Omit all pictures. Copy the rest of the material exactly.

--- begin Recorded data ---

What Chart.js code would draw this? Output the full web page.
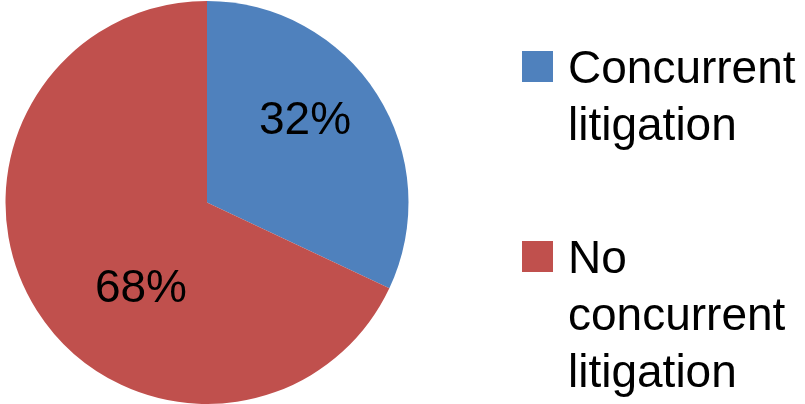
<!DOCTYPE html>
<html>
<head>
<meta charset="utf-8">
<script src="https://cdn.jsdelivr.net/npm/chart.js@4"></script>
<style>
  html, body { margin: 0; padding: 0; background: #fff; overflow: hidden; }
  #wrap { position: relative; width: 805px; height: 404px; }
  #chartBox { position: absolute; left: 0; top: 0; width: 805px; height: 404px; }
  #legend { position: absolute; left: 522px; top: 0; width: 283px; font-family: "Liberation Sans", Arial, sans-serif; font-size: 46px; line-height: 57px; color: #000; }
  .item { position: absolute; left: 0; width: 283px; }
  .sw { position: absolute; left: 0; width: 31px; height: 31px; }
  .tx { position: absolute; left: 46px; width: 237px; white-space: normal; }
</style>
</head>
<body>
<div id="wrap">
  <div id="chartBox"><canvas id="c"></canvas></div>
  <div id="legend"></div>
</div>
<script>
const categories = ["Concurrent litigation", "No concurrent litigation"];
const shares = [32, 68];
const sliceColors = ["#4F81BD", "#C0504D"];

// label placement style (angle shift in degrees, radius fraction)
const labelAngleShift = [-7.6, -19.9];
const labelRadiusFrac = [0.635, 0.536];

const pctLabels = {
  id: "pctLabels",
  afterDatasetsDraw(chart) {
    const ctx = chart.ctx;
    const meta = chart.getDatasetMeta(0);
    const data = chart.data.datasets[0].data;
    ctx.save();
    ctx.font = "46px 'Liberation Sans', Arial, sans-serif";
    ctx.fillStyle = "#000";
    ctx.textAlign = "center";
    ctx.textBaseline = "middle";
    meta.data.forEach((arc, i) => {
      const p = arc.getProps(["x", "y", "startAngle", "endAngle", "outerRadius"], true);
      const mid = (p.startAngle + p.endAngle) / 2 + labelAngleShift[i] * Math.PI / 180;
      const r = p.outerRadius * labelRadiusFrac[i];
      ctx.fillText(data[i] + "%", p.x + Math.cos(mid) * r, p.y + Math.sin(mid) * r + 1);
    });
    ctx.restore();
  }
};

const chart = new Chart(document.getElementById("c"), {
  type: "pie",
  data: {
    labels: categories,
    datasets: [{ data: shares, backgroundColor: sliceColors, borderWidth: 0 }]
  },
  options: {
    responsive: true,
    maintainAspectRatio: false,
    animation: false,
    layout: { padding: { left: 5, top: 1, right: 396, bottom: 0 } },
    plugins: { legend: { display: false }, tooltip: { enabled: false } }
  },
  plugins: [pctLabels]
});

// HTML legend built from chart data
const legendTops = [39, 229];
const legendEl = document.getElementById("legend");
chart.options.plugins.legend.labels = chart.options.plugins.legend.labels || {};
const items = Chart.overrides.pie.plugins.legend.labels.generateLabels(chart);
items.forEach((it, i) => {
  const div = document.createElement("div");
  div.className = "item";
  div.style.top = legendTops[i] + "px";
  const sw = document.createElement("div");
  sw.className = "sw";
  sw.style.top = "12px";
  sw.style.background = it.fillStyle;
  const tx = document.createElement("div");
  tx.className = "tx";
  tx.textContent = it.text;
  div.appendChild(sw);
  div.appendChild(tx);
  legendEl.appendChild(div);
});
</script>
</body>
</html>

--- end Recorded data ---

▸ Task answer:
What Chart.js code would draw this? Output the full web page.
<!DOCTYPE html>
<html>
<head>
<meta charset="utf-8">
<script src="https://cdn.jsdelivr.net/npm/chart.js@4"></script>
<style>
  html, body { margin: 0; padding: 0; background: #fff; overflow: hidden; }
  #wrap { position: relative; width: 805px; height: 404px; }
  #chartBox { position: absolute; left: 0; top: 0; width: 805px; height: 404px; }
  #legend { position: absolute; left: 522px; top: 0; width: 283px; font-family: "Liberation Sans", Arial, sans-serif; font-size: 46px; line-height: 57px; color: #000; }
  .item { position: absolute; left: 0; width: 283px; }
  .sw { position: absolute; left: 0; width: 31px; height: 31px; }
  .tx { position: absolute; left: 46px; width: 237px; white-space: normal; }
</style>
</head>
<body>
<div id="wrap">
  <div id="chartBox"><canvas id="c"></canvas></div>
  <div id="legend"></div>
</div>
<script>
const categories = ["Concurrent litigation", "No concurrent litigation"];
const shares = [32, 68];
const sliceColors = ["#4F81BD", "#C0504D"];

// label placement style (angle shift in degrees, radius fraction)
const labelAngleShift = [-7.6, -19.9];
const labelRadiusFrac = [0.635, 0.536];

const pctLabels = {
  id: "pctLabels",
  afterDatasetsDraw(chart) {
    const ctx = chart.ctx;
    const meta = chart.getDatasetMeta(0);
    const data = chart.data.datasets[0].data;
    ctx.save();
    ctx.font = "46px 'Liberation Sans', Arial, sans-serif";
    ctx.fillStyle = "#000";
    ctx.textAlign = "center";
    ctx.textBaseline = "middle";
    meta.data.forEach((arc, i) => {
      const p = arc.getProps(["x", "y", "startAngle", "endAngle", "outerRadius"], true);
      const mid = (p.startAngle + p.endAngle) / 2 + labelAngleShift[i] * Math.PI / 180;
      const r = p.outerRadius * labelRadiusFrac[i];
      ctx.fillText(data[i] + "%", p.x + Math.cos(mid) * r, p.y + Math.sin(mid) * r + 1);
    });
    ctx.restore();
  }
};

const chart = new Chart(document.getElementById("c"), {
  type: "pie",
  data: {
    labels: categories,
    datasets: [{ data: shares, backgroundColor: sliceColors, borderWidth: 0 }]
  },
  options: {
    responsive: true,
    maintainAspectRatio: false,
    animation: false,
    layout: { padding: { left: 5, top: 1, right: 396, bottom: 0 } },
    plugins: { legend: { display: false }, tooltip: { enabled: false } }
  },
  plugins: [pctLabels]
});

// HTML legend built from chart data
const legendTops = [39, 229];
const legendEl = document.getElementById("legend");
chart.options.plugins.legend.labels = chart.options.plugins.legend.labels || {};
const items = Chart.overrides.pie.plugins.legend.labels.generateLabels(chart);
items.forEach((it, i) => {
  const div = document.createElement("div");
  div.className = "item";
  div.style.top = legendTops[i] + "px";
  const sw = document.createElement("div");
  sw.className = "sw";
  sw.style.top = "12px";
  sw.style.background = it.fillStyle;
  const tx = document.createElement("div");
  tx.className = "tx";
  tx.textContent = it.text;
  div.appendChild(sw);
  div.appendChild(tx);
  legendEl.appendChild(div);
});
</script>
</body>
</html>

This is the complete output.